(What you are asked to do): The required output consists solely of the lines from the top of the listing through the line containing "import plotly.graph_objects as go", transcribed exactly.

— BEGIN Collected data —

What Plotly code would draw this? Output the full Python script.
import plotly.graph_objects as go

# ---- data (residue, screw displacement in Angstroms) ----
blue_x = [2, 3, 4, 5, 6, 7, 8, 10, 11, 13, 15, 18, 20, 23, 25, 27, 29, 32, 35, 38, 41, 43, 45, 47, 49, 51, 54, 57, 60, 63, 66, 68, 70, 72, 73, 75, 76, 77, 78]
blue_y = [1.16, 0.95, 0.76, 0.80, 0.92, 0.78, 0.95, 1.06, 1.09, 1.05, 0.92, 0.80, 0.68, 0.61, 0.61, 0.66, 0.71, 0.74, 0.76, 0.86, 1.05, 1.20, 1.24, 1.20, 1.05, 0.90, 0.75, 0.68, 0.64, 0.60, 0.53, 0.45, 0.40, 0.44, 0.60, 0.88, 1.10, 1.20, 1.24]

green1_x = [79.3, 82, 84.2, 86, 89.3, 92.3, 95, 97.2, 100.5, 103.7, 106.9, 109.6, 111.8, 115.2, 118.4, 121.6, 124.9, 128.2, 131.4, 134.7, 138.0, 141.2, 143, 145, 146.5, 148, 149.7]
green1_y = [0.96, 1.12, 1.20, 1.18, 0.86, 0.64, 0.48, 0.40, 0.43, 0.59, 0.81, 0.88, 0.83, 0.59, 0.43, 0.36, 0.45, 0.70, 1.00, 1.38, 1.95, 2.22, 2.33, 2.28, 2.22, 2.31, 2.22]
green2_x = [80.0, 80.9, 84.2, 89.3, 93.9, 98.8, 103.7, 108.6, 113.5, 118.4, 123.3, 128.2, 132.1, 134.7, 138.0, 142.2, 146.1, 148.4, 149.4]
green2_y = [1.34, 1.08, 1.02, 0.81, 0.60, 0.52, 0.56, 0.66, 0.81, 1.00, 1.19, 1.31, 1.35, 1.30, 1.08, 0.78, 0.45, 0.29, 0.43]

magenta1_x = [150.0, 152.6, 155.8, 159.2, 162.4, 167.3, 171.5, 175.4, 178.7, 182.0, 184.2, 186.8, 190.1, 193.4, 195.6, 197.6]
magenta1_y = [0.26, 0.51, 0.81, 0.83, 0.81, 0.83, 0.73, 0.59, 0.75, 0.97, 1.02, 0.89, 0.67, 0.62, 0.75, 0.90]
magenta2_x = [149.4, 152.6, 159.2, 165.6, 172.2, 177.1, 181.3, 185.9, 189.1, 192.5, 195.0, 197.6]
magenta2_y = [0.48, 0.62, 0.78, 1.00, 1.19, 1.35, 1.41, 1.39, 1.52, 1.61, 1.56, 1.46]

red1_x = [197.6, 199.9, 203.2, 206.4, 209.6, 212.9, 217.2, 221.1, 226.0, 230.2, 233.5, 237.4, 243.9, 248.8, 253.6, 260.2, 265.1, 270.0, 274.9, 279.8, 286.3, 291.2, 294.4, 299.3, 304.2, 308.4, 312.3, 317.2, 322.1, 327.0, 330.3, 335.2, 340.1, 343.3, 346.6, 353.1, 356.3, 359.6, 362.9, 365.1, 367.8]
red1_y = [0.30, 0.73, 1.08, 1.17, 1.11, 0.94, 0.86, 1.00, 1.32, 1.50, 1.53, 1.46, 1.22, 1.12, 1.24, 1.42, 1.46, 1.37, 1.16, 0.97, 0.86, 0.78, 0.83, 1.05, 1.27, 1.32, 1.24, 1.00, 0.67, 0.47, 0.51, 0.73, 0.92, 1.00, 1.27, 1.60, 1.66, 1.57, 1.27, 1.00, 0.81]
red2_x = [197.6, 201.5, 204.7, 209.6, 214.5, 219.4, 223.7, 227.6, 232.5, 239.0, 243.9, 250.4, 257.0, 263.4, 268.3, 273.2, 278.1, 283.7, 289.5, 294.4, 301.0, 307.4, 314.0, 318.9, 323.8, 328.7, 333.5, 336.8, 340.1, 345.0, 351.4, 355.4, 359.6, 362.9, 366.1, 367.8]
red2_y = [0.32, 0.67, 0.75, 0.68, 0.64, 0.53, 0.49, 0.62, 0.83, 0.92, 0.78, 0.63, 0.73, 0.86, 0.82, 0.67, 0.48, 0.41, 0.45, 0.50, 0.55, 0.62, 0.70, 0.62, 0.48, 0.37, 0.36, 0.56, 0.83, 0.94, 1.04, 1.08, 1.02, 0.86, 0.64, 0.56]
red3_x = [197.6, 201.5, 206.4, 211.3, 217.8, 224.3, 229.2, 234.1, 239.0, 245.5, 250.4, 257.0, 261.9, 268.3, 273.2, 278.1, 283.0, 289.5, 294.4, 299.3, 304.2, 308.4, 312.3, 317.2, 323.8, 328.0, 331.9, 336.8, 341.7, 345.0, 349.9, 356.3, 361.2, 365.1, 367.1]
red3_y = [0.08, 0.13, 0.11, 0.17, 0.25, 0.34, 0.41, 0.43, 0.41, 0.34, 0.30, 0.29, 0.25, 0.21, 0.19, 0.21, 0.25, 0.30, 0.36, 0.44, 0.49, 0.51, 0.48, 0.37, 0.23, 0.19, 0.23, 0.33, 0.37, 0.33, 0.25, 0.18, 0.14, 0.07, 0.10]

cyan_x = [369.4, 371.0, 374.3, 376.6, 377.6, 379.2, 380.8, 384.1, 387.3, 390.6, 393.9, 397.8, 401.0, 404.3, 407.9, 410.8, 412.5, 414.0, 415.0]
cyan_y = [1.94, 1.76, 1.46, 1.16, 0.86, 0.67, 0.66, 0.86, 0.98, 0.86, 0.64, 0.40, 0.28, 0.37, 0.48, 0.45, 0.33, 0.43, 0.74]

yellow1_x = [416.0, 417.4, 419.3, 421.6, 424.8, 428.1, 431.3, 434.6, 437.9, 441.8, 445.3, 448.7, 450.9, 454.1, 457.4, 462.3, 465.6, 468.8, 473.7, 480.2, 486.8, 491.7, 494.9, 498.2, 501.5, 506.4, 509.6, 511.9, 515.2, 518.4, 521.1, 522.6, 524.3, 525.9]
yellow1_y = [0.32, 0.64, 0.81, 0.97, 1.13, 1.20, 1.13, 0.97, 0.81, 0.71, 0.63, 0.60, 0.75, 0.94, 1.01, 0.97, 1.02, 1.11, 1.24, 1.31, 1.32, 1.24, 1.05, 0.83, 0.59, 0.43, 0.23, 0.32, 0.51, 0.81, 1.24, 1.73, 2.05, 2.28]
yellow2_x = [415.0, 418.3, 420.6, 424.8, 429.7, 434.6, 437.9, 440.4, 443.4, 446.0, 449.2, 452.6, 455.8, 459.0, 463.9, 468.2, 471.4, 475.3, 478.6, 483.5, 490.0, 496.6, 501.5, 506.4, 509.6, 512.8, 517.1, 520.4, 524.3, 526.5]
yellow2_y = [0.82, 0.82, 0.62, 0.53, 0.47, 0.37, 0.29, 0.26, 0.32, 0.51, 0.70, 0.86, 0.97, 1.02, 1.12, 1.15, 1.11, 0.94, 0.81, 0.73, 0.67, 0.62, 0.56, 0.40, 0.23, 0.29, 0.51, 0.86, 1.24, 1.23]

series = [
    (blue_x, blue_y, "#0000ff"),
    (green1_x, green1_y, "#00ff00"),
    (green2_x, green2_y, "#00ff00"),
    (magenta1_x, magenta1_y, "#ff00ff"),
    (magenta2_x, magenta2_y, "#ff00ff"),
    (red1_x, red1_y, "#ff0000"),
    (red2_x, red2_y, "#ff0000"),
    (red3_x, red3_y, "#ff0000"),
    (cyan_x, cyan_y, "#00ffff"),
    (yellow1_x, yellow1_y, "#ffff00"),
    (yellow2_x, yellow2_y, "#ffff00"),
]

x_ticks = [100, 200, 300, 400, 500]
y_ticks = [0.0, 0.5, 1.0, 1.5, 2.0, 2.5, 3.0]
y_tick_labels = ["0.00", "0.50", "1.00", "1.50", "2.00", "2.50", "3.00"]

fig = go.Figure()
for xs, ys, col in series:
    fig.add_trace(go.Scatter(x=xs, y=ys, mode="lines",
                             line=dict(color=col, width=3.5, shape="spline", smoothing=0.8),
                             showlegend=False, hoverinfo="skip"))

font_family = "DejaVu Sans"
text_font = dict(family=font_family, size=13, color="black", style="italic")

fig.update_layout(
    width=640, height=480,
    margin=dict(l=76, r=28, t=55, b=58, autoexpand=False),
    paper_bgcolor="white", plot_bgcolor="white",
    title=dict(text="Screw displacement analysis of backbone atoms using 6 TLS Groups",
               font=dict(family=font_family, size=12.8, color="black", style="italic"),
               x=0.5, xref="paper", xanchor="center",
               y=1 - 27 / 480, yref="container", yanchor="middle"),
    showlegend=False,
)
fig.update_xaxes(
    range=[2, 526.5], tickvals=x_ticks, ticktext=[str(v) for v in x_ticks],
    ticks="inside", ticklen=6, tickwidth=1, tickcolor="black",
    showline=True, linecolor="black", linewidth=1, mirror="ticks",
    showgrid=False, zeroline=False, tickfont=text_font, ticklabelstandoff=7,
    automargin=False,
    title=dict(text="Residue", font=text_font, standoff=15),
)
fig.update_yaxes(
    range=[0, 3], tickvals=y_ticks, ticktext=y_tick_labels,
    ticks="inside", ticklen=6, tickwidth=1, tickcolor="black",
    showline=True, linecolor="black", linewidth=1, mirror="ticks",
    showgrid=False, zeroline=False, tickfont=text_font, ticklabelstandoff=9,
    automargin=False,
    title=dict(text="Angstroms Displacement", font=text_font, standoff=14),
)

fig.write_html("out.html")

— END Collected data —

(Completed exercise):
What Plotly code would draw this? Output the full Python script.
import plotly.graph_objects as go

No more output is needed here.